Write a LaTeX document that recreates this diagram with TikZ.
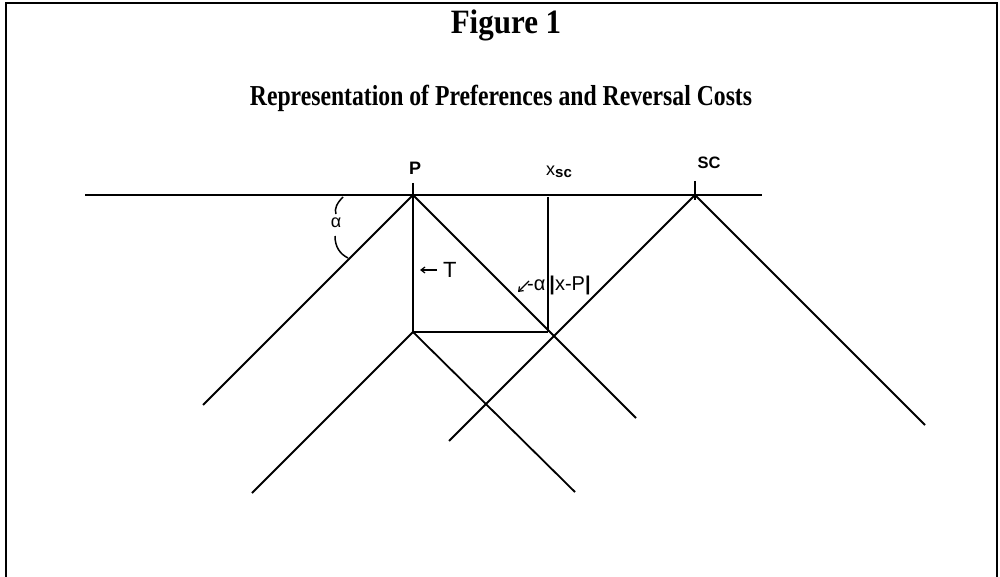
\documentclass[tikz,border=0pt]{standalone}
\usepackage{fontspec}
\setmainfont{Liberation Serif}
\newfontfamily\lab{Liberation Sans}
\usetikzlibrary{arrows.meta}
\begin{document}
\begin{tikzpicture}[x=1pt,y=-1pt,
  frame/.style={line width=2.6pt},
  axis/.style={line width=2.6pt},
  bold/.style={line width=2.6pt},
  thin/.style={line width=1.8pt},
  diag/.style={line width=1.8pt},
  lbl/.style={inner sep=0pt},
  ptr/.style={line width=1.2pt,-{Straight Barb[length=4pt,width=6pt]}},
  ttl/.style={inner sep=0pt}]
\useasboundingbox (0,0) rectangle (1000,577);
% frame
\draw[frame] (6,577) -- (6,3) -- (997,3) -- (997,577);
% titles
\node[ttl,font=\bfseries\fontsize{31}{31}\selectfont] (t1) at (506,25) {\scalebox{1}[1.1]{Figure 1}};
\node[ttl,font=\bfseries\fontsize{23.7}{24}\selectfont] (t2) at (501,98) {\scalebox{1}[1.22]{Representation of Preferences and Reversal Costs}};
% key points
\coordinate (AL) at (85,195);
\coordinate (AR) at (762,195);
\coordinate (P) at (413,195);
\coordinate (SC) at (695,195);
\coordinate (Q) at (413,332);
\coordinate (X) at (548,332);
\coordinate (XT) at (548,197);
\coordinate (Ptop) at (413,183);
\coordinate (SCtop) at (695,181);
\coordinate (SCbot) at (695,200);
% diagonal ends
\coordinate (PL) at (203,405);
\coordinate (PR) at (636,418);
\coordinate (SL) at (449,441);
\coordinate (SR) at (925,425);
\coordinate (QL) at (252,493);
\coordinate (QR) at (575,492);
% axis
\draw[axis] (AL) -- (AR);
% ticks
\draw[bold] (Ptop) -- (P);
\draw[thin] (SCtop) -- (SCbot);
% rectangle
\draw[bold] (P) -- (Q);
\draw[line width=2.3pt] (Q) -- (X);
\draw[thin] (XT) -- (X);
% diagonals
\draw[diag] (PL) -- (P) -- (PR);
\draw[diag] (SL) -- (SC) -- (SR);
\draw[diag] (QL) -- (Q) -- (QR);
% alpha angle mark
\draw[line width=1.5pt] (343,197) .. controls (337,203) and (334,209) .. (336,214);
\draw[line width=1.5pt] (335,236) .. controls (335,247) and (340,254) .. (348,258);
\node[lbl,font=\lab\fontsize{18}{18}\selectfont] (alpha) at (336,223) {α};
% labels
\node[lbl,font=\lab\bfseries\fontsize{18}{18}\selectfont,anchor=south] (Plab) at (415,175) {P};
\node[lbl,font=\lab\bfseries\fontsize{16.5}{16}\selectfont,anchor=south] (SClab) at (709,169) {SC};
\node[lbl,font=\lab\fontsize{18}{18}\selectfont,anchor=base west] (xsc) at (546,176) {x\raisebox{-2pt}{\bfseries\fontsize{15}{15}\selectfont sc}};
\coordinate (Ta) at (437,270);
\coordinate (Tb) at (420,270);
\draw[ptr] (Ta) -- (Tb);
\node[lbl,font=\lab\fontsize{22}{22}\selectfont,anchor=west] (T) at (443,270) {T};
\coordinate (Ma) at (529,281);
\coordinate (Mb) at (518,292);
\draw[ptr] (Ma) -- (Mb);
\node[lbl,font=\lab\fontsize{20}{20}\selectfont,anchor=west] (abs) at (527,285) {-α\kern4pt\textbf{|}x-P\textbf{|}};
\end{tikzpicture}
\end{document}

--

# What is needed
Transcribe the listing above verbatim. Omit the pictures.

# Answer below
Write a LaTeX document that recreates this diagram with TikZ.
\documentclass[tikz,border=0pt]{standalone}
\usepackage{fontspec}
\setmainfont{Liberation Serif}
\newfontfamily\lab{Liberation Sans}
\usetikzlibrary{arrows.meta}
\begin{document}
\begin{tikzpicture}[x=1pt,y=-1pt,
  frame/.style={line width=2.6pt},
  axis/.style={line width=2.6pt},
  bold/.style={line width=2.6pt},
  thin/.style={line width=1.8pt},
  diag/.style={line width=1.8pt},
  lbl/.style={inner sep=0pt},
  ptr/.style={line width=1.2pt,-{Straight Barb[length=4pt,width=6pt]}},
  ttl/.style={inner sep=0pt}]
\useasboundingbox (0,0) rectangle (1000,577);
% frame
\draw[frame] (6,577) -- (6,3) -- (997,3) -- (997,577);
% titles
\node[ttl,font=\bfseries\fontsize{31}{31}\selectfont] (t1) at (506,25) {\scalebox{1}[1.1]{Figure 1}};
\node[ttl,font=\bfseries\fontsize{23.7}{24}\selectfont] (t2) at (501,98) {\scalebox{1}[1.22]{Representation of Preferences and Reversal Costs}};
% key points
\coordinate (AL) at (85,195);
\coordinate (AR) at (762,195);
\coordinate (P) at (413,195);
\coordinate (SC) at (695,195);
\coordinate (Q) at (413,332);
\coordinate (X) at (548,332);
\coordinate (XT) at (548,197);
\coordinate (Ptop) at (413,183);
\coordinate (SCtop) at (695,181);
\coordinate (SCbot) at (695,200);
% diagonal ends
\coordinate (PL) at (203,405);
\coordinate (PR) at (636,418);
\coordinate (SL) at (449,441);
\coordinate (SR) at (925,425);
\coordinate (QL) at (252,493);
\coordinate (QR) at (575,492);
% axis
\draw[axis] (AL) -- (AR);
% ticks
\draw[bold] (Ptop) -- (P);
\draw[thin] (SCtop) -- (SCbot);
% rectangle
\draw[bold] (P) -- (Q);
\draw[line width=2.3pt] (Q) -- (X);
\draw[thin] (XT) -- (X);
% diagonals
\draw[diag] (PL) -- (P) -- (PR);
\draw[diag] (SL) -- (SC) -- (SR);
\draw[diag] (QL) -- (Q) -- (QR);
% alpha angle mark
\draw[line width=1.5pt] (343,197) .. controls (337,203) and (334,209) .. (336,214);
\draw[line width=1.5pt] (335,236) .. controls (335,247) and (340,254) .. (348,258);
\node[lbl,font=\lab\fontsize{18}{18}\selectfont] (alpha) at (336,223) {α};
% labels
\node[lbl,font=\lab\bfseries\fontsize{18}{18}\selectfont,anchor=south] (Plab) at (415,175) {P};
\node[lbl,font=\lab\bfseries\fontsize{16.5}{16}\selectfont,anchor=south] (SClab) at (709,169) {SC};
\node[lbl,font=\lab\fontsize{18}{18}\selectfont,anchor=base west] (xsc) at (546,176) {x\raisebox{-2pt}{\bfseries\fontsize{15}{15}\selectfont sc}};
\coordinate (Ta) at (437,270);
\coordinate (Tb) at (420,270);
\draw[ptr] (Ta) -- (Tb);
\node[lbl,font=\lab\fontsize{22}{22}\selectfont,anchor=west] (T) at (443,270) {T};
\coordinate (Ma) at (529,281);
\coordinate (Mb) at (518,292);
\draw[ptr] (Ma) -- (Mb);
\node[lbl,font=\lab\fontsize{20}{20}\selectfont,anchor=west] (abs) at (527,285) {-α\kern4pt\textbf{|}x-P\textbf{|}};
\end{tikzpicture}
\end{document}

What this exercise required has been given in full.